Alpaca, a fintech company that provides brokerage and trading infrastructure to crypto and financial platforms, has raised $150 million in Series D funding, lifting its valuation to $1.15 billion. The company also secured a $40 million line of credit, giving it additional flexibility as it expands its products and global reach.
The funding round was led by Drive Capital and drew participation from a mix of traditional financial institutions and crypto-focused investors. Backers included Citadel Securities, Opera Tech Ventures, the venture arm of BNP Paribas, DRW Venture Capital, Bank Muscat, and Kraken. Revolut chief technology officer Vlad Yatsenko joined the round as an angel investor.
Founded as a brokerage-as-a-service provider, Alpaca has grown into a key piece of infrastructure for companies looking to offer investing products without building regulated systems from scratch. Its APIs and self-clearing custody tools allow partners to offer trading in U.S. stocks and exchange-traded funds, both in traditional and tokenized form.
According to the company, Alpaca now supports around 300 organizations worldwide and underpins 94% of all tokenized U.S. equities and ETFs currently in circulation. Among its clients is Kraken, one of the largest global crypto exchanges, which uses Alpaca’s infrastructure to expand access to regulated financial products.

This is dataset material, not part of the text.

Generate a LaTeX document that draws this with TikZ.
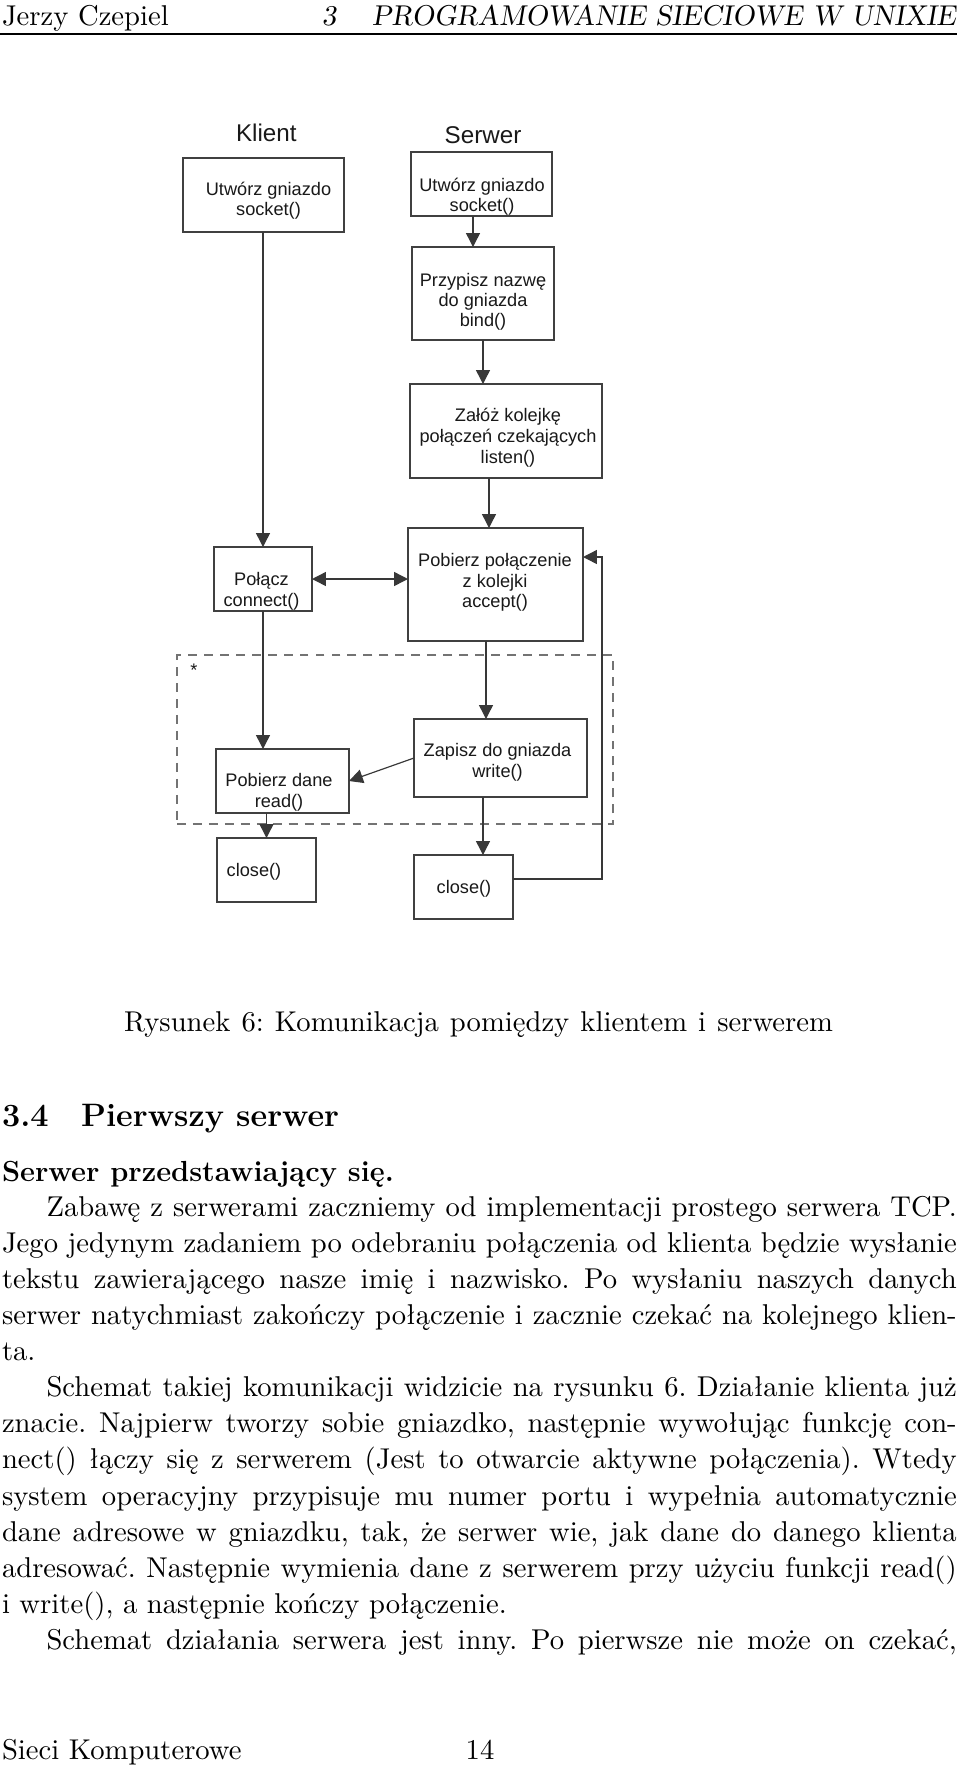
\documentclass[tikz,border=0pt]{standalone}
\usepackage{fontspec}
\newfontfamily\diagsf{Liberation Sans}
\usetikzlibrary{arrows.meta,calc}
\newcommand\pxu{0.3823pt}
\tikzset{
  box/.style={draw=black!75, line width=0.65pt, inner sep=0pt, outer sep=0pt},
  dtxt/.style={anchor=base, inner sep=0pt, text=black!90, font=\diagsf\fontsize{6.95}{7.84}\selectfont},
  htxt/.style={anchor=base, inner sep=0pt, text=black!90, font=\diagsf\fontsize{9.25}{11}\selectfont},
  arr/.style={draw=black!78, line width=0.55pt, -{Triangle[length=5.3pt,width=5.3pt]}},
  dbl/.style={draw=black!78, line width=0.55pt, {Triangle[length=5.3pt,width=5.3pt]}-{Triangle[length=5.3pt,width=5.3pt]}},
  dashbox/.style={draw=black!55, line width=0.6pt, dash pattern=on 3.4pt off 2.7pt, inner sep=0pt},
  body/.style={anchor=base west, inner sep=0pt, font=\fontsize{10.95}{13.6}\selectfont},
}
\begin{document}
\frenchspacing
\begin{tikzpicture}[x=0.3823pt, y=-0.3823pt]
\useasboundingbox (0,0) rectangle (960,1767);
\fill[white] (0,0) rectangle (960,1767);

% ---------- header ----------
\node[body] (hl) at (1.5,25) {Jerzy Czepiel};
\node[body, anchor=base east] (hr) at (956.5,25) {\slshape 3\hspace{1.25em}PROGRAMOWANIE SIECIOWE W UNIXIE};
\draw[line width=0.6pt] (0.5,34) -- (956.5,34);

% ---------- diagram ----------
\node[htxt] (tklient) at (266.3,141.7) {Klient};
\node[htxt] (tserwer) at (483,143) {Serwer};

\node[dashbox, minimum width=436*\pxu, minimum height=169*\pxu] (loopbox) at (395,739.5) {};
\node[dtxt] (star) at (194,676) {*};

\node[box, minimum width=161*\pxu, minimum height=74*\pxu] (cs) at (263.5,195) {};
\node[box, minimum width=141*\pxu, minimum height=64*\pxu] (ss) at (481.5,184) {};
\node[box, minimum width=142*\pxu, minimum height=93*\pxu] (bind) at (483,293.5) {};
\node[box, minimum width=192*\pxu, minimum height=94*\pxu] (listen) at (506,431) {};
\node[box, minimum width=175*\pxu, minimum height=113*\pxu] (accept) at (495.5,584.5) {};
\node[box, minimum width=98*\pxu, minimum height=64*\pxu] (connect) at (263,579) {};
\node[box, minimum width=173*\pxu, minimum height=78*\pxu] (write) at (500.5,758) {};
\node[box, minimum width=133*\pxu, minimum height=64*\pxu] (read) at (282.5,781) {};
\node[box, minimum width=99*\pxu, minimum height=64*\pxu] (cclose) at (266.5,870) {};
\node[box, minimum width=99*\pxu, minimum height=64*\pxu] (sclose) at (463.5,887) {};

\node[dtxt] (cs1) at (268.5,195.5) {Utwórz gniazdo};
\node[dtxt] (cs2) at (268.5,215.5) {socket()};
\node[dtxt] (ss1) at (482,191.7) {Utwórz gniazdo};
\node[dtxt] (ss2) at (482,211.7) {socket()};
\node[dtxt] (b1) at (483,286) {Przypisz nazwę};
\node[dtxt] (b2) at (483,306) {do gniazda};
\node[dtxt] (b3) at (483,326) {bind()};
\node[dtxt] (l1) at (508,421.7) {Załóż kolejkę};
\node[dtxt] (l2) at (508,442.5) {połączeń czekających};
\node[dtxt] (l3) at (508,463.3) {listen()};
\node[dtxt] (a1) at (495,566.3) {Pobierz połączenie};
\node[dtxt] (a2) at (495,587) {z kolejki};
\node[dtxt] (a3) at (495,607.5) {accept()};
\node[dtxt] (c1) at (261.5,585.3) {Połącz};
\node[dtxt] (c2) at (261.5,606.5) {connect()};
\node[dtxt] (w1) at (497.5,756.7) {Zapisz do gniazda};
\node[dtxt] (w2) at (497.5,777.3) {write()};
\node[dtxt] (r1) at (279,786.7) {Pobierz dane};
\node[dtxt] (r2) at (279,807.3) {read()};
\node[dtxt] (cc1) at (254,876) {close()};
\node[dtxt] (sc1) at (464,893.3) {close()};

% connector helper points
\coordinate (xbind) at ($(bind.north)+(-10,0)$);
\coordinate (xacc) at ($(accept.north)+(-6.5,0)$);
\coordinate (xaccs) at ($(accept.south)+(-9.5,0)$);
\coordinate (xwr) at ($(write.south)+(-17.5,0)$);
\coordinate (lpS) at ($(sclose.east)+(0,-8)$);
\coordinate (lpE) at ($(accept.east)+(0,-27.5)$);
\coordinate (lpC) at ($(lpE)+(19,0)$);

% connectors
\draw[arr] (connect.north |- cs.south) -- (connect.north);
\draw[arr] (xbind |- ss.south) -- (xbind);
\draw[arr] (bind.south) -- (bind.south |- listen.north);
\draw[arr] (xacc |- listen.south) -- (xacc);
\draw[dbl] (connect.east) -- (connect.east -| accept.west);
\draw[arr] (connect.south) -- (connect.south |- read.north);
\draw[arr] (xaccs) -- (xaccs |- write.north);
\draw[arr, line width=0.45pt] (write.west) -- (read.east);
\draw[arr] (cclose.north |- read.south) -- (cclose.north);
\draw[arr] (xwr) -- (xwr |- sclose.north);
\draw[arr] (lpS) -| (lpC) -- (lpE);

% ---------- caption and text ----------
\node[body, anchor=base] (cap) at (478.5,1031) {\makebox[271pt][s]{Rysunek 6: Komunikacja pomiędzy klientem i serwerem}};
\node[body, font=\fontsize{12.4}{14.5}\selectfont\bfseries] (sec) at (1.5,1126.7) {3.4\quad Pierwszy serwer};
\node[body, font=\fontsize{11.1}{13.6}\selectfont\bfseries] (parh) at (1.5,1181.5) {Serwer przedstawiający się.};

\node[body] (p1) at (46,1216.5) {\makebox[348pt][s]{Zabawę z serwerami zaczniemy od implementacji prostego serwera TCP.}};
\node[body] (p2) at (1.5,1252.6) {\makebox[365pt][s]{Jego jedynym zadaniem po odebraniu połączenia od klienta będzie wysłanie}};
\node[body] (p3) at (1.5,1288.6) {\makebox[365pt][s]{tekstu zawierającego nasze imię i nazwisko. Po wysłaniu naszych danych}};
\node[body] (p4) at (1.5,1324.7) {\makebox[365pt][s]{serwer natychmiast zakończy połączenie i zacznie czekać na kolejnego klien-}};
\node[body] (p5) at (1.5,1360.7) {ta.};
\node[body] (p6) at (46,1396.8) {\makebox[348pt][s]{Schemat takiej komunikacji widzicie na rysunku 6. Działanie klienta już}};
\node[body] (p7) at (1.5,1432.9) {\makebox[365pt][s]{znacie. Najpierw tworzy sobie gniazdko, następnie wywołując funkcję con-}};
\node[body] (p8) at (1.5,1468.9) {\makebox[365pt][s]{nect() łączy się z serwerem (Jest to otwarcie aktywne połączenia). Wtedy}};
\node[body] (p9) at (1.5,1505) {\makebox[365pt][s]{system operacyjny przypisuje mu numer portu i wypełnia automatycznie}};
\node[body] (p10) at (1.5,1541) {\makebox[365pt][s]{dane adresowe w gniazdku, tak, że serwer wie, jak dane do danego klienta}};
\node[body] (p11) at (1.5,1577.1) {\makebox[365pt][s]{adresować. Następnie wymienia dane z serwerem przy użyciu funkcji read()}};
\node[body] (p12) at (1.5,1613.2) {i write(), a następnie kończy połączenie.};
\node[body] (p13) at (46,1649.2) {\makebox[348pt][s]{Schemat działania serwera jest inny. Po pierwsze nie może on czekać,}};

% ---------- footer ----------
\node[body] (fl) at (1.5,1759) {Sieci Komputerowe};
\node[body, anchor=base] (fn) at (480,1759) {14};
\end{tikzpicture}
\end{document}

“Our mission is to open financial services to everyone on the planet,” said Alpaca CEO Yoshi Yokokawa.
He described the company’s goal as building a global standard for brokerage infrastructure that enables partners to bring investing tools to new markets more quickly. The latest funding, he added, allows Alpaca to accelerate development for both enterprise clients and individual traders.
The company said 2025 has been a “breakout year,” marked by a significant expansion of its product lineup. New offerings include multi-leg options trading, fully paid securities lending, fixed-income products, and extended U.S. stock trading hours available 24 hours a day, five days a week. These additions reflect growing demand from platforms that want to offer more sophisticated trading features without managing the regulatory and technical complexity themselves.
Alpaca has also positioned itself at the center of the growing market for tokenized real-world assets. At the TOKEN2049 conference in Singapore last year, the company introduced its Instant Tokenization Network, designed to help partners issue and manage tokenized versions of traditional securities more efficiently.
Launch partners for the initiative included the Solana Foundation and several real-world asset projects, such as Dinari, Ondo Finance, and xStocks. xStocks has since drawn attention after becoming a target for acquisition by Kraken, highlighting the increasing convergence between crypto-native platforms and traditional financial products.
The new funding arrives at a time when interest in tokenized equities and ETFs is rising, driven by efforts to make traditional assets more accessible, programmable, and globally tradable. By focusing on infrastructure rather than consumer-facing products, Alpaca has carved out a role as a behind-the-scenes provider supporting this shift.

With a stronger balance sheet and an expanding client base, Alpaca appears set to deepen its role in both traditional brokerage services and the fast-developing tokenization sector. As financial institutions and crypto companies continue to explore hybrid models, demand for compliant, scalable infrastructure is likely to remain strong.